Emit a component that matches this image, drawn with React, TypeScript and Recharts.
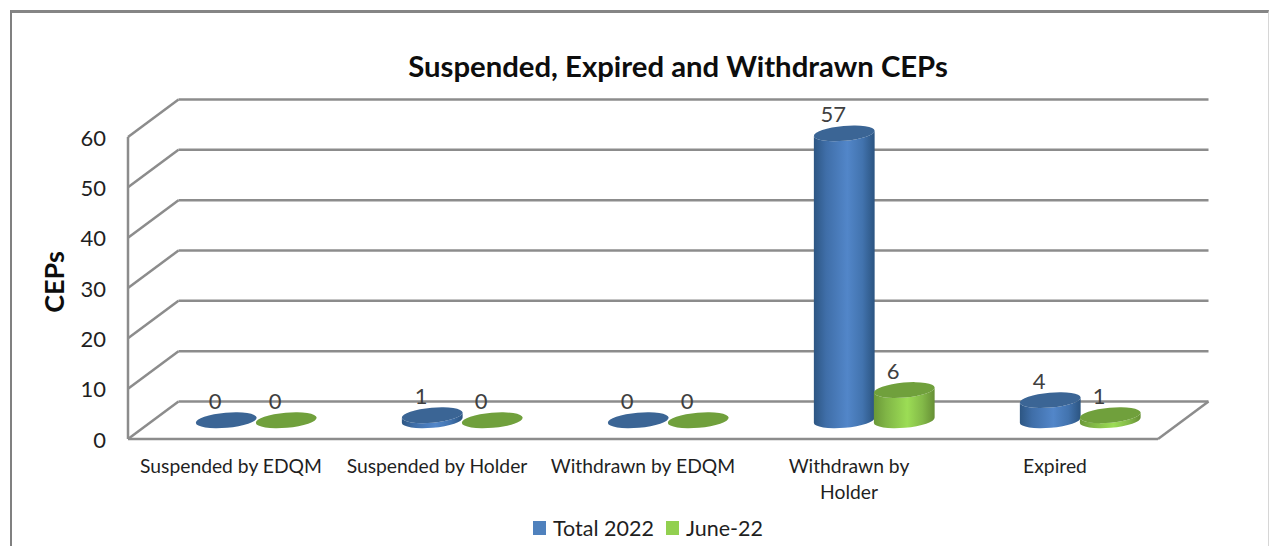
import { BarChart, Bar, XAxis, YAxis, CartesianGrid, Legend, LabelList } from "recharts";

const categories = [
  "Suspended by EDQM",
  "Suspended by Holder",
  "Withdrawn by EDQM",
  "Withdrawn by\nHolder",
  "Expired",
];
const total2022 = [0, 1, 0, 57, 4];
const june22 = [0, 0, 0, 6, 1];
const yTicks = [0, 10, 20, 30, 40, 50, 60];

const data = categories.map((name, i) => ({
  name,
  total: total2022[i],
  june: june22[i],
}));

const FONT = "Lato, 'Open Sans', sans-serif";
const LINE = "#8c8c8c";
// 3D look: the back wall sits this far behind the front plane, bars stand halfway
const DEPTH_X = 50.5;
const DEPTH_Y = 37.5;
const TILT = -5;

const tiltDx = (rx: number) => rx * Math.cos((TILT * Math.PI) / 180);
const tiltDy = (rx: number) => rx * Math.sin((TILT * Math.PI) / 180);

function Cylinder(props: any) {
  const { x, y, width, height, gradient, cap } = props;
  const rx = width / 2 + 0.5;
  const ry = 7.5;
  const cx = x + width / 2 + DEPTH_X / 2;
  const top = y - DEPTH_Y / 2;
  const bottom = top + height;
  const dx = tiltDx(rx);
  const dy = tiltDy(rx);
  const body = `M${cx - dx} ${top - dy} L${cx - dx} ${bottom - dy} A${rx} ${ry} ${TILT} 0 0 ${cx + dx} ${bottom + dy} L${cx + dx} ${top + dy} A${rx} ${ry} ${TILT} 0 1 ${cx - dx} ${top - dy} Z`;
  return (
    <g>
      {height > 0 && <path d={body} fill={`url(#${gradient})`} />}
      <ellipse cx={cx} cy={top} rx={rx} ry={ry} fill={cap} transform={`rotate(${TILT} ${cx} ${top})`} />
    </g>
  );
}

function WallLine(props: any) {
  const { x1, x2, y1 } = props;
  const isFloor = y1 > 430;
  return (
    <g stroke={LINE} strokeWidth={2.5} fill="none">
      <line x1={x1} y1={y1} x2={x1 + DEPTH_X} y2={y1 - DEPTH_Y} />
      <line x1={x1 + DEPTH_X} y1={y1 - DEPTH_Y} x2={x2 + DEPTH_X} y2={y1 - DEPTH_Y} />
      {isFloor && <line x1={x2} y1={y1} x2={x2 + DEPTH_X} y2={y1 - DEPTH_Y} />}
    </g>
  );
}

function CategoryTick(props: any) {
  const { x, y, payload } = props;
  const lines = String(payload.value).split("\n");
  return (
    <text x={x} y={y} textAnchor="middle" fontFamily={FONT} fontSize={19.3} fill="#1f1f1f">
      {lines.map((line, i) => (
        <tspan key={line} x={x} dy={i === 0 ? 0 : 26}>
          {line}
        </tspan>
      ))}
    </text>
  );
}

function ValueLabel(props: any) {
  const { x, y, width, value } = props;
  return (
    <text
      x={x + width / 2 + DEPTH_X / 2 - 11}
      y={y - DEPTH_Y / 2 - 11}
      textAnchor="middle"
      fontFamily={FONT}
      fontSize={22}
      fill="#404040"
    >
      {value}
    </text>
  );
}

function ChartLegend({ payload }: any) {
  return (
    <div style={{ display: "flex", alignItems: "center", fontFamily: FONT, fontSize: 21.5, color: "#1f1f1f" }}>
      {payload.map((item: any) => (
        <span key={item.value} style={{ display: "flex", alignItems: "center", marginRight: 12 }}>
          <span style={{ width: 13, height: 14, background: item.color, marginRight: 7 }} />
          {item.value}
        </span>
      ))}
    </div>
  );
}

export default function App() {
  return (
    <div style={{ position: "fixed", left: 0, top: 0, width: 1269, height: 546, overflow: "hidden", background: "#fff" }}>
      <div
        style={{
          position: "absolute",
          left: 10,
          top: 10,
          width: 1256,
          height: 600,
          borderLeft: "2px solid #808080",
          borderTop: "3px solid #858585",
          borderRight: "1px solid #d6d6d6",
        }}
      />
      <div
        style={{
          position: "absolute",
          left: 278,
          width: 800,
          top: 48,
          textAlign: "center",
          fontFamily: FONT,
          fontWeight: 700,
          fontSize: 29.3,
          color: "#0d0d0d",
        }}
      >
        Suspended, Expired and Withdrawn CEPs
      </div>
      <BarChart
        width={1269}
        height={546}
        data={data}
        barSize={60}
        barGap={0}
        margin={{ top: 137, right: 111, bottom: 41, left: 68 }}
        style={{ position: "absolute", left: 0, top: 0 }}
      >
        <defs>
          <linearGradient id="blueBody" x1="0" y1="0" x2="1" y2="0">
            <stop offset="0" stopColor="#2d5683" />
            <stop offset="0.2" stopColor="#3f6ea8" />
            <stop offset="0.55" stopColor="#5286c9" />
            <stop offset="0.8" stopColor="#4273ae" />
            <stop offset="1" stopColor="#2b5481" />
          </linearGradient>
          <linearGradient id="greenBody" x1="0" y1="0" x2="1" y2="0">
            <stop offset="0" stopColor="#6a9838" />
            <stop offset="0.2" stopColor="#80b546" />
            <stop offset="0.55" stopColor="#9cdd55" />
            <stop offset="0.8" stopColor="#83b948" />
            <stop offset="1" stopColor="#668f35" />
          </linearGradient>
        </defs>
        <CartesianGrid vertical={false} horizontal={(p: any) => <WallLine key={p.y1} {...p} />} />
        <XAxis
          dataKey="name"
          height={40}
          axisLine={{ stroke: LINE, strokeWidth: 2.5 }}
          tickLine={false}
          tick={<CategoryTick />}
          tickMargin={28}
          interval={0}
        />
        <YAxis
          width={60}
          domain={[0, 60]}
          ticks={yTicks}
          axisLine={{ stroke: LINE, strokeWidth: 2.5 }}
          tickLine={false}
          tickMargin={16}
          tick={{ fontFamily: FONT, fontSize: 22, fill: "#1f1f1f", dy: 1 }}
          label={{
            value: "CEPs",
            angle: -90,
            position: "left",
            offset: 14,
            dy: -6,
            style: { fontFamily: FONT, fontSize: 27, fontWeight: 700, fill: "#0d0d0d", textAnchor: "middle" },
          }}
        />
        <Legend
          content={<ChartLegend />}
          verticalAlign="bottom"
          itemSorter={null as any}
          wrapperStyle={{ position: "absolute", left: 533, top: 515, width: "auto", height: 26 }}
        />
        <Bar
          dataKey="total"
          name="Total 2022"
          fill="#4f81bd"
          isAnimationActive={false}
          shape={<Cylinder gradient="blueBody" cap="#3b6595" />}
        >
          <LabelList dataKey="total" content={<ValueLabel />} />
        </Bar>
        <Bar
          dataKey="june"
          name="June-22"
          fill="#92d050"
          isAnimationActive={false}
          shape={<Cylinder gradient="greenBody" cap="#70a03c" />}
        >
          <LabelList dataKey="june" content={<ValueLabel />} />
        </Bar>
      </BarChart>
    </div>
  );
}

What is asked :: Please quote the lines of the material, beginning with the first and ending with the one that contains "CartesianGrid, Legend, LabelList", exactly as written and without any pictures.

Exercise answer ::
Emit a component that matches this image, drawn with React, TypeScript and Recharts.
import { BarChart, Bar, XAxis, YAxis, CartesianGrid, Legend, LabelList } from "recharts";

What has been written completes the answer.